The tight structure of a sonnet (fourteen lines of iambic pentameter, with a strict rhyme scheme) makes it seem that this is an argument the poet has made with herself many times before, rather than a spontaneous effusion. She begins by asking her heart if she will, again, be enchanted by the siren song of Pleasure, which she already knows to be treacherous (a sense reinforced by the reference to the sirens, whose lovely songs drew sailors to their deaths). She reminds herself of the disappointment and unhappiness that, experience has shown her, inevitably ensue when she follows the bewildering byways of Pleasure. As we switch from the octave to the concluding sestet, she continues to argue with herself, but in terms which make clear how appealing is the thing she's warning herself against. She wants herself to give over (give up) resting, deluded, on the fickle wing but despite deluded and fickle there is a basic appeal in the ideas of resting and of soaring, and the position of to rest at the beginning of the line subtle separates and highlights the concept from the questioning injunction wilt thou not give o'er. And, especially for a poet, why shouldn't Fancy (imagination) take precedence over experience? She may well be abandoned on a giddy height, but where would she be otherwise?
Her sestet ends with a couplet that neatly summarizes and amplifies the poem: Hope warbles once again, Truth pleads in vain, / And my charmed soul sinks vanquished by her strain. Warbles connects back to the siren song mentioned in the second line and with the birds implicit in the mentions of wings and flying. Truth, which Tighe is using to mean one's past experience, pleads, and pleads in vain. It might be wiser, but also sadder, to ignore warbling in favor of pleading. Her charmed soul sinks, seduced. Charmed connects back to enchanted in the second line; both suggest some kind of suspicious magic at work. Now instead of her heart it is her soul that is at stake; her soul sinks and is vanquished, both of which, when applied to the soul, suggest a kind of moral peril underlying her surrender.

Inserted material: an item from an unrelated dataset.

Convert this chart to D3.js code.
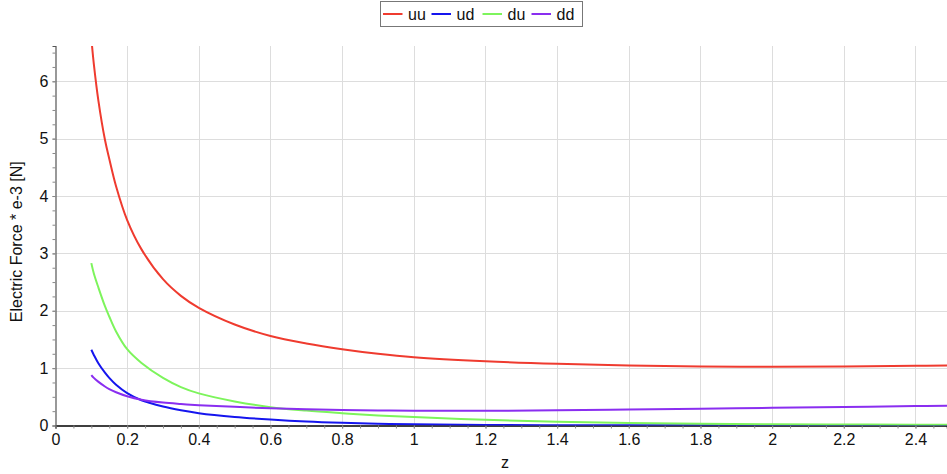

She (or rather her Fancy, her imaginative capacity) has depicted Pleasure to herself in a way that makes its appeal to us as well, but there is a stinging little reminder as we reach the end that the result might be not only some pain but also the loss of one's soul (that is, oneself) – the familiar phrase amusing ourselves to death might come to mind.
The poem is from A Century of Sonnets: The Romantic-Era Revival, edited by Paula R. Feldman and Daniel Robinson.